As regular CFZ-watchers will know, for some time Corinna has been doing a column for Animals & Men and a regular segment on On The Track... particularly about out-of-place birds and rare vagrants. There seem to be more and more bird stories from all over the world hitting the news these days so, to make room for them all - and to give them all equal and worthy coverage - she has set up this new blog to cover all things feathery and Fortean.

Monday, 29 April 2013

Elephant Bird Egg Fetches Over $100,000 At Christie's Auction In London


LONDON -- A massive, partly fossilized egg laid by a now-extinct elephant bird has sold for more than double its estimate at a London auction. 

Christie's auction house said Wednesday that the foot-long, nearly nine-inches in diameter egg fetched 66,675 pounds ($101,813).
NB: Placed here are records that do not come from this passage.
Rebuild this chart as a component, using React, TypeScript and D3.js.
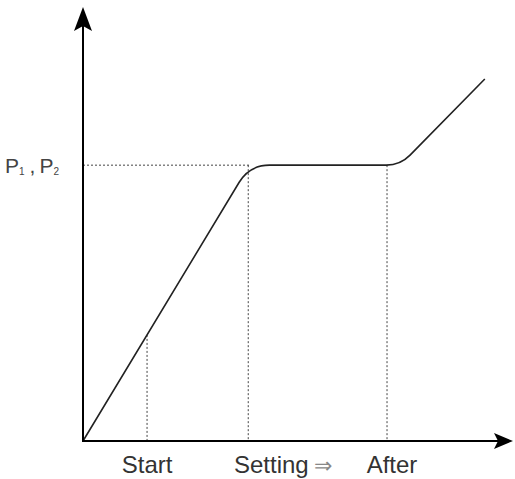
import React from "react";
import * as d3 from "d3";

// knee points of the pressure curve (x: time, y: pressure)
const curveX = [0, 39, 74.3, 94.1];
const curveY = [0, 64, 64, 84];
const cornerRadius = [0, 20, 14, 0];

// marked instants on the time axis
const tickLabels = ["Start", "Setting", "After"];
const tickX = [15, 38.7, 71.2];
const levelLabel = "P";
const levelY = 64;

const width = 515;
const height = 479;
const origin = { x: 83, y: 441 };

const x = d3.scaleLinear().domain([0, 100]).range([origin.x, 510]);
const y = d3.scaleLinear().domain([0, 100]).range([origin.y, 10]);

// y value on the first (rising) segment
const riseY = (v: number) => (curveY[1] / curveX[1]) * v;

const buildCurve = () => {
  const pts = curveX.map((v, i) => [x(v), y(curveY[i])]);
  const p = d3.path();
  p.moveTo(pts[0][0], pts[0][1]);
  for (let i = 1; i < pts.length - 1; i++) {
    const [vx, vy] = pts[i];
    const r = cornerRadius[i];
    const toward = (q: number[]) => {
      const dx = q[0] - vx, dy = q[1] - vy;
      const len = Math.hypot(dx, dy);
      return [vx + (dx / len) * r, vy + (dy / len) * r];
    };
    const a = toward(pts[i - 1]);
    const b = toward(pts[i + 1]);
    p.lineTo(a[0], a[1]);
    p.quadraticCurveTo(vx, vy, b[0], b[1]);
  }
  const last = pts[pts.length - 1];
  p.lineTo(last[0], last[1]);
  return p.toString();
};

const font = "'Liberation Sans', Arial, Helvetica, sans-serif";

export default function App() {
  const dotTop = [y(riseY(tickX[0])), y(levelY), y(levelY)];
  return (
    <svg
      width={width}
      height={height}
      style={{ display: "block", position: "absolute", left: 0, top: 0 }}
    >
      <rect width={width} height={height} fill="#fff" />

      {/* dotted guides */}
      <g stroke="#444" strokeWidth={1} strokeDasharray="2,2" fill="none">
        <line x1={x(0)} x2={x(curveX[1])} y1={y(levelY)} y2={y(levelY)} />
        {tickX.map((t, i) => (
          <line key={i} x1={x(t)} x2={x(t)} y1={dotTop[i]} y2={y(0)} />
        ))}
      </g>

      {/* curve */}
      <path d={buildCurve()} fill="none" stroke="#222" strokeWidth={1.6} />

      {/* axes */}
      <g stroke="#000" strokeWidth={2}>
        <line x1={origin.x} x2={origin.x} y1={origin.y + 1} y2={26} />
        <line x1={origin.x - 1} x2={498} y1={origin.y} y2={origin.y} />
      </g>
      <path d={`M${origin.x},7 L${origin.x + 9},31 L${origin.x},26 L${origin.x - 9},31 Z`} fill="#000" />
      <path d={`M513,${origin.y} L494,${origin.y - 8} L498,${origin.y} L494,${origin.y + 8} Z`} fill="#000" />

      {/* labels */}
      <g fontFamily={font} fontSize={24} fill="#333">
        <text x={x(tickX[0])} y={473} textAnchor="middle">{tickLabels[0]}</text>
        <text x={234} y={473}>
          {tickLabels[1]}
          <tspan fill="#888" fontSize={22} dx={5}>⇒</tspan>
        </text>
        <text x={x(tickX[2]) + 5} y={473} textAnchor="middle">{tickLabels[2]}</text>
      </g>
      <text x={5} y={173} fontFamily={font} fontSize={21} fill="#444">
        {levelLabel}
        <tspan fontSize={10} dy={2}>1</tspan>
        <tspan dy={-2} dx={5}>,</tspan>
        <tspan dx={4}>{levelLabel}</tspan>
        <tspan fontSize={10} dy={2}>2</tspan>
      </text>
    </svg>
  );
}
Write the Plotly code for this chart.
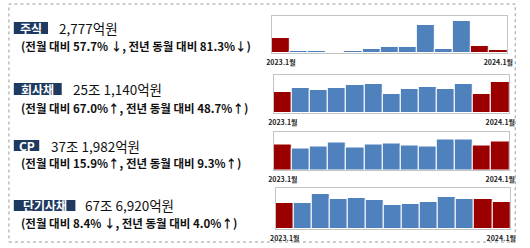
import plotly.graph_objects as go

W, H = 530, 248

months = ["2023.1", "2023.2", "2023.3", "2023.4", "2023.5", "2023.6", "2023.7",
          "2023.8", "2023.9", "2023.10", "2023.11", "2023.12", "2024.1"]
first_label = "2023.1월"
last_label = "2024.1월"

# values in 억원
stocks = [14850, 2000, 2000, 600, 2300, 3600, 6300, 5600, 28700, 3600, 32700, 6565, 2777]
bonds = [168900, 200900, 187700, 203500, 224700, 235300, 153300, 193000, 211500, 190300, 232600, 150400, 251140]
cp = [340300, 287900, 310000, 363100, 296700, 341000, 349800, 318900, 314400, 407400, 403000, 320900, 371982]
stb = [650900, 635600, 866800, 751200, 767700, 718200, 586100, 627400, 668700, 784200, 734700, 739000, 676920]

highlight = [True, False, False, False, False, False, False, False, False, False, False, True, True]

names = ["주식", "회사채", "CP", "단기사채"]
amounts = ["2,777억원", "25조 1,140억원", "37조 1,982억원", "67조 6,920억원"]
changes = ["(전월 대비 57.7% ↓, 전년 동월 대비 81.3%↓)",
           "(전월 대비 67.0%↑, 전년 동월 대비 48.7%↑)",
           "(전월 대비 15.9%↑, 전년 동월 대비 9.3%↑)",
           "(전월 대비 8.4% ↓, 전년 동월 대비 4.0%↑)"]
series = [stocks, bonds, cp, stb]
y_max = [37300, 304000, 509000, 1015000]

# layout in pixels
chart_boxes = [(272, 513, 16, 53), (274, 515, 75, 113), (274, 515, 131.5, 170), (276, 516, 188, 229)]
label_boxes = [(8, 43, 22, 34), (8, 57, 83, 95), (8, 34, 140, 151), (8, 71, 200, 211)]
amount_pos = [(52, 28.5), (66, 89), (44, 145.5), (79, 204.5)]
change_pos = [(13, 45.5), (13, 107.5), (13, 162.5), (13, 222.5)]

BLUE = "#4f81bd"
RED = "#9b0000"
NAVY = "#1f3a60"
FONT = "Noto Sans CJK KR"

def px(x):
    return x / W

def py(y):
    return 1 - y / H

fig = go.Figure()
layout = dict(width=W, height=H, margin=dict(l=0, r=0, t=0, b=0),
              paper_bgcolor="white", plot_bgcolor="white", showlegend=False,
              bargap=0, font=dict(family=FONT))
shapes = []
annotations = []

for i, vals in enumerate(series):
    n = "" if i == 0 else str(i + 1)
    colors = [RED if h else BLUE for h in highlight]
    fig.add_trace(go.Bar(x=months, y=vals, marker=dict(color=colors, line=dict(color="white", width=1)),
                         xaxis="x" + n, yaxis="y" + n, hoverinfo="skip"))
    x0, x1, y0, y1 = chart_boxes[i]
    layout["xaxis" + n] = dict(domain=[px(x0), px(x1)], anchor="y" + n,
                               showline=True, mirror=True, linecolor="#c4c4c4", linewidth=1,
                               showgrid=False, zeroline=False,
                               tickmode="array", tickvals=[months[0], months[-1]],
                               ticktext=["<b>" + first_label + "</b>", "<b>" + last_label + "</b>"],
                               ticks="outside", ticklen=3, tickcolor="rgba(0,0,0,0)",
                               tickfont=dict(size=7, color="#222222", family=FONT))
    layout["yaxis" + n] = dict(domain=[py(y1), py(y0)], anchor="x" + n, range=[0, y_max[i]],
                               showline=True, mirror=True, linecolor="#c4c4c4", linewidth=1,
                               showgrid=False, zeroline=False, showticklabels=False, ticks="")

    bx0, bx1, by0, by1 = label_boxes[i]
    shapes.append(dict(type="rect", xref="paper", yref="paper", x0=px(bx0), x1=px(bx1),
                       y0=py(by1), y1=py(by0), fillcolor=NAVY, line=dict(width=0)))
    annotations.append(dict(x=px((bx0 + bx1) / 2), y=py((by0 + by1) / 2), xref="paper", yref="paper",
                            text="<b>" + names[i] + "</b>", showarrow=False, xanchor="center", yanchor="middle",
                            font=dict(size=12, color="white", family=FONT)))
    ax, ay = amount_pos[i]
    annotations.append(dict(x=px(ax), y=py(ay), xref="paper", yref="paper", text=amounts[i],
                            showarrow=False, xanchor="left", yanchor="middle",
                            font=dict(size=13.5, color="#111111", family=FONT)))
    cx, cy = change_pos[i]
    annotations.append(dict(x=px(cx), y=py(cy), xref="paper", yref="paper", text="<b>" + changes[i] + "</b>",
                            showarrow=False, xanchor="left", yanchor="middle",
                            font=dict(size=11.5, color="#111111", family=FONT)))

# outer dashed frame
shapes.append(dict(type="rect", xref="paper", yref="paper", x0=px(3), x1=px(521), y0=py(242), y1=py(4),
                   line=dict(color="#9a9a9a", width=1, dash="dot"), fillcolor="rgba(0,0,0,0)"))

layout["shapes"] = shapes
layout["annotations"] = annotations
fig.update_layout(**layout)
fig.write_html("out.html")
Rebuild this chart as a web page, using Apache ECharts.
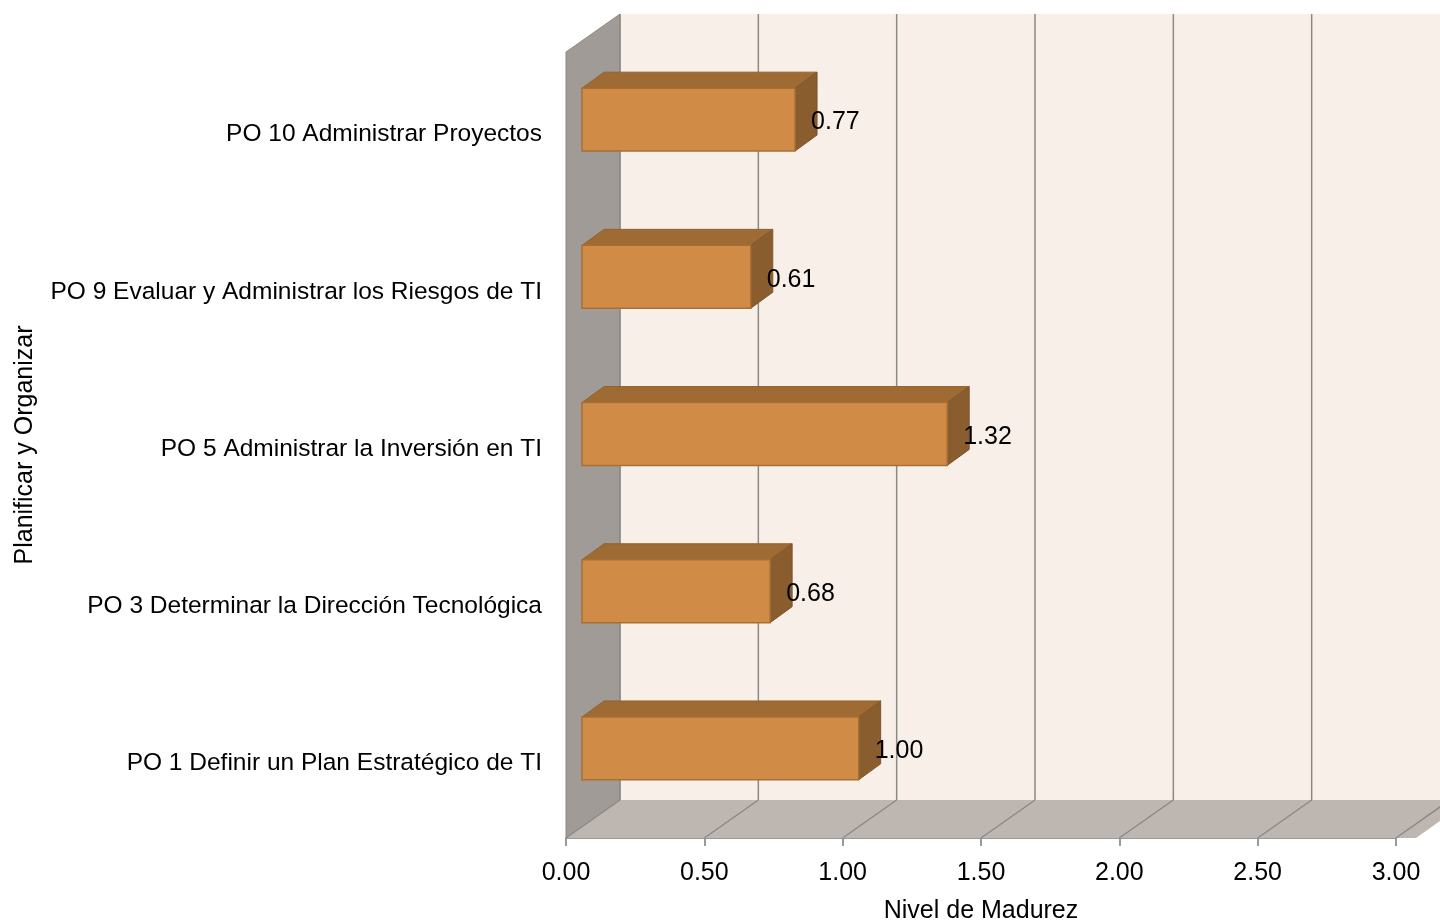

It had been valued at 20,000 to 30,000 pounds pre-sale, and was sold to an anonymous buyer over the telephone after about 10 minutes of competitive bidding. 

Elephant birds were wiped out several hundred years ago. The oversized ovum, laid on the island of Madagascar, is believed to date back before the 17th century. 

Flightless, fruit-gobbling elephant birds resembled giant ostriches and could grow to be 11 feet high (3.4 meters). Christie's says their eggs are 100 times the size of an average chicken's.